**Problem description**. In the entries that follow, how many lines contain "this"? Answer with the number only.

**Given information**.
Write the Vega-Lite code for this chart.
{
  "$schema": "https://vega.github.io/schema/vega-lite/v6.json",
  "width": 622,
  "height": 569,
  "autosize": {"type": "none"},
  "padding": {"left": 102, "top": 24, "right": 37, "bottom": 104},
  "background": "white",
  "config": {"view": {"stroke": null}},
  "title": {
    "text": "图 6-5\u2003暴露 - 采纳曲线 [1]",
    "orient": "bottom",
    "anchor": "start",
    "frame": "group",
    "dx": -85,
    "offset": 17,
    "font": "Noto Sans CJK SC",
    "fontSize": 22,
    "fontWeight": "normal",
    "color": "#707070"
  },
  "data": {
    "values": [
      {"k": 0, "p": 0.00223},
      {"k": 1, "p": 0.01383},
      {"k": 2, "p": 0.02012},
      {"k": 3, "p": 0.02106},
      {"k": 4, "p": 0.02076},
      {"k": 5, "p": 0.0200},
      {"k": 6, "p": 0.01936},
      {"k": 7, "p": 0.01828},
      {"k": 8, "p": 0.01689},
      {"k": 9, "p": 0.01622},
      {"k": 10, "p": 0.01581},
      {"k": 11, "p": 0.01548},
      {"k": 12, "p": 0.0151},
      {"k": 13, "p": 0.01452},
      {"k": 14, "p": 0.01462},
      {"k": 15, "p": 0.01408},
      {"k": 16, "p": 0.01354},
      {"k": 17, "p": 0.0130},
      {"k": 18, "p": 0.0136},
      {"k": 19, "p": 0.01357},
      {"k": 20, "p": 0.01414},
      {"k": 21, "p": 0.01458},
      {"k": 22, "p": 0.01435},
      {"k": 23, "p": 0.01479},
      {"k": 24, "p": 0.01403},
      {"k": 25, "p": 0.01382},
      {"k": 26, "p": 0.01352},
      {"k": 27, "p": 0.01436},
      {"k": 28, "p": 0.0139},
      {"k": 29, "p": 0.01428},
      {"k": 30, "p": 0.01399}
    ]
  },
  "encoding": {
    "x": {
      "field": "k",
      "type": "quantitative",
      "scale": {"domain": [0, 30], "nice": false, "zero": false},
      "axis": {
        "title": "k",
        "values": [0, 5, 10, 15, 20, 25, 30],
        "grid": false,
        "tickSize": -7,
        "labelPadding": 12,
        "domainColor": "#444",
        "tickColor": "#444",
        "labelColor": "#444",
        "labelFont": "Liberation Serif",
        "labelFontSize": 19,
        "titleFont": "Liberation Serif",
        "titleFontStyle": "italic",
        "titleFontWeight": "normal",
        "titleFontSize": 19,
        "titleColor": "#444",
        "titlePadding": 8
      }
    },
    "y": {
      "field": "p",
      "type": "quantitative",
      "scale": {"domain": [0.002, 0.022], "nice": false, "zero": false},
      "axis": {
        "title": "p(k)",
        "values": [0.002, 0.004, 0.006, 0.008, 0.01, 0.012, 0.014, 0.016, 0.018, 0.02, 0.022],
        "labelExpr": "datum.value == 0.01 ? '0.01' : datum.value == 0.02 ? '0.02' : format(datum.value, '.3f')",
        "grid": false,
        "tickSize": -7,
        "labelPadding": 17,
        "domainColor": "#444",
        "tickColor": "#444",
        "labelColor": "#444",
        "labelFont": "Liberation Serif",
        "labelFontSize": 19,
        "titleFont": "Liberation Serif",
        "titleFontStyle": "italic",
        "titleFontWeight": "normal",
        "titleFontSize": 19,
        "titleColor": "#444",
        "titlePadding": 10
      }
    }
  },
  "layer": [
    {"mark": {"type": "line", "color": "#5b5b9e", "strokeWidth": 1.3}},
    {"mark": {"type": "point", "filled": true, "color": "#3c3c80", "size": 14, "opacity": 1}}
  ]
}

---

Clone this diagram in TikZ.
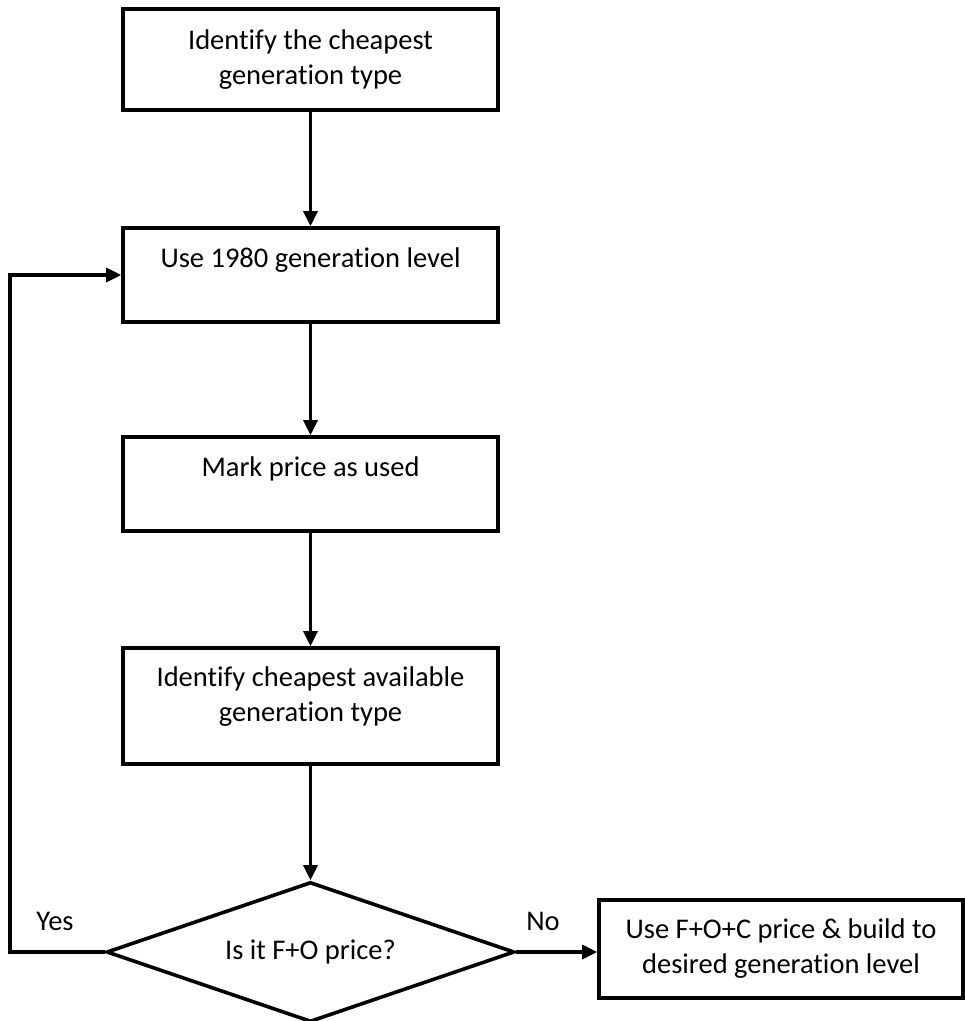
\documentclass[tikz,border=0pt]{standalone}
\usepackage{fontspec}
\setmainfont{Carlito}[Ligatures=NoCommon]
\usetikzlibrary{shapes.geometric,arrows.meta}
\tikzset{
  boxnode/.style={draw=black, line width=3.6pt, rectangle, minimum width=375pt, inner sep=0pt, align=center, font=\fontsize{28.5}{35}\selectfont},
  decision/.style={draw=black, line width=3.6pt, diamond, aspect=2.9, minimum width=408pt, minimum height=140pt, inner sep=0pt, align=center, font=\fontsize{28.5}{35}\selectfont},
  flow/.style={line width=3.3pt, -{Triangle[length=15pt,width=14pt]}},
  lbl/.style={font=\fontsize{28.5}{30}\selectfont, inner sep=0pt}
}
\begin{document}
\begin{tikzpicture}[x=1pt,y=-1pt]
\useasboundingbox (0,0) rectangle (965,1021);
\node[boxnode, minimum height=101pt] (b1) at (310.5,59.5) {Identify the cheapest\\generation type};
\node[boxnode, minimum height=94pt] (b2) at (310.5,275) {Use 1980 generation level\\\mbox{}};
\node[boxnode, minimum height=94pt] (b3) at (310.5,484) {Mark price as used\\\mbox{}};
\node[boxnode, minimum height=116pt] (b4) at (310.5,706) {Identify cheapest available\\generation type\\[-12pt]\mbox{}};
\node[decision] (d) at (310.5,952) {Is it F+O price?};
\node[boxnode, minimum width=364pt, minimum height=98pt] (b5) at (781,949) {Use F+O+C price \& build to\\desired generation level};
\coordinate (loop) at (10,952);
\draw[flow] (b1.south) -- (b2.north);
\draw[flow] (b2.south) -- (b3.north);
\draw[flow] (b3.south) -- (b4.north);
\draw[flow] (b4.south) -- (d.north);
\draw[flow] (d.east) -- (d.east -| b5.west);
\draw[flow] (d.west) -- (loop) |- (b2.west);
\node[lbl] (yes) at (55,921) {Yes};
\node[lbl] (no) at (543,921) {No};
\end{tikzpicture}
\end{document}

==

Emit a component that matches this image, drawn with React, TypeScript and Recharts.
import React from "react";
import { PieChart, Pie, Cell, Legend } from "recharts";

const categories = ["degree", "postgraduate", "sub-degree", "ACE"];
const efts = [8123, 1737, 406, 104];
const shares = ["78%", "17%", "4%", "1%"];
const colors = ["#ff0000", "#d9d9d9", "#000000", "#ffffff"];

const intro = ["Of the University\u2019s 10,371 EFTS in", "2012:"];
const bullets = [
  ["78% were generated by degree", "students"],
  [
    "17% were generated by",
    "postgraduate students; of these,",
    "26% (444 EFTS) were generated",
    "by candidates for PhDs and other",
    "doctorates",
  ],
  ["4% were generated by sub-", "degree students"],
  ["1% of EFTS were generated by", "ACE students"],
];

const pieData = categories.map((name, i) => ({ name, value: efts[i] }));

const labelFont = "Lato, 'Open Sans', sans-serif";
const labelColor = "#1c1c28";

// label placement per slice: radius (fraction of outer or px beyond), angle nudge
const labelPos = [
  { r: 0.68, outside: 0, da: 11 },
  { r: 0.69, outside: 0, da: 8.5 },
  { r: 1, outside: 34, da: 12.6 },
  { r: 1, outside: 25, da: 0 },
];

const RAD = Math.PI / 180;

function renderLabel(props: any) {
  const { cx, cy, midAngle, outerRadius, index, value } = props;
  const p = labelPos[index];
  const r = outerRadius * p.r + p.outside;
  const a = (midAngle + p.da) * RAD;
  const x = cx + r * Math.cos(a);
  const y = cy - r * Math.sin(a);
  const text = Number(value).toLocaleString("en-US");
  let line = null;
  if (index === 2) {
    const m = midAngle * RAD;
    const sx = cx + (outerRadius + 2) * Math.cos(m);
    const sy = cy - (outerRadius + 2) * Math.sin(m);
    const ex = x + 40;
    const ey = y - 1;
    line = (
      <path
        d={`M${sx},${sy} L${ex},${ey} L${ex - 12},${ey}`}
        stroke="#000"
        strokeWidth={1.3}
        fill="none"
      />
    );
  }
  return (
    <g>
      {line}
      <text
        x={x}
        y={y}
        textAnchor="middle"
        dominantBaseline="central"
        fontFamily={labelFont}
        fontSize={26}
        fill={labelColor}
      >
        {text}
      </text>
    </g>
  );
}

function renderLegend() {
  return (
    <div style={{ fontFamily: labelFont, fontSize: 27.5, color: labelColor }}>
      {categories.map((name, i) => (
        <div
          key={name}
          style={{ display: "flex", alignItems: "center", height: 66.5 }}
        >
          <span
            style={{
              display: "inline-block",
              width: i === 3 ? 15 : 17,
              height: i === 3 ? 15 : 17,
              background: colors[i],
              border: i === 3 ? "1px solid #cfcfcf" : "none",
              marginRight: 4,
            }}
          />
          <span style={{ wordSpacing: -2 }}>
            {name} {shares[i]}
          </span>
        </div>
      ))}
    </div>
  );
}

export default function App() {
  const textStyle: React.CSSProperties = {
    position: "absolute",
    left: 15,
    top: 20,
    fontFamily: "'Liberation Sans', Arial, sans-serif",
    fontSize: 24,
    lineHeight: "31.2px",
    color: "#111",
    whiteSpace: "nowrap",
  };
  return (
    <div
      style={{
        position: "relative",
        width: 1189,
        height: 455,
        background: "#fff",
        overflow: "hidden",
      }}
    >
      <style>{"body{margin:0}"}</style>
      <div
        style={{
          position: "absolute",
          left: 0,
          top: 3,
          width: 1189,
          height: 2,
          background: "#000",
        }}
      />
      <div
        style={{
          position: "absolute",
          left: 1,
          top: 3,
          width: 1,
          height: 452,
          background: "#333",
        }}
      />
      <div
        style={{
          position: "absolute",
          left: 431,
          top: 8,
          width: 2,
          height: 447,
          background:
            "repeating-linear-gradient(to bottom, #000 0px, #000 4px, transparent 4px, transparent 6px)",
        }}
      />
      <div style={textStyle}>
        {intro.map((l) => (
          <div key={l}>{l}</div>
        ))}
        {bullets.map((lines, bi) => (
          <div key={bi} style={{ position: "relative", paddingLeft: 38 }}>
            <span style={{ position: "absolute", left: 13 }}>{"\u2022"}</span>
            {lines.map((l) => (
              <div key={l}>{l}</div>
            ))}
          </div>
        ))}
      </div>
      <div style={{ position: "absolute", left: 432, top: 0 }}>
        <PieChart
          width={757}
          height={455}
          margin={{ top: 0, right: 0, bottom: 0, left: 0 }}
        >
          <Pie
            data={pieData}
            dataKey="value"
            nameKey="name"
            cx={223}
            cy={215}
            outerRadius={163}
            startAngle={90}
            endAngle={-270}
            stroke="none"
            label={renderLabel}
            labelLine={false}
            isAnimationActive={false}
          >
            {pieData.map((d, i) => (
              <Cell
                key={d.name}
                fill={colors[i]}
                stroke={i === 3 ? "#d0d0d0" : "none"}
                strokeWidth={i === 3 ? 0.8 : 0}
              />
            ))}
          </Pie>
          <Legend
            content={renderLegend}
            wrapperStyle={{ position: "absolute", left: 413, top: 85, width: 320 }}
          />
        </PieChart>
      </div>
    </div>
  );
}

**Worked solution**. 3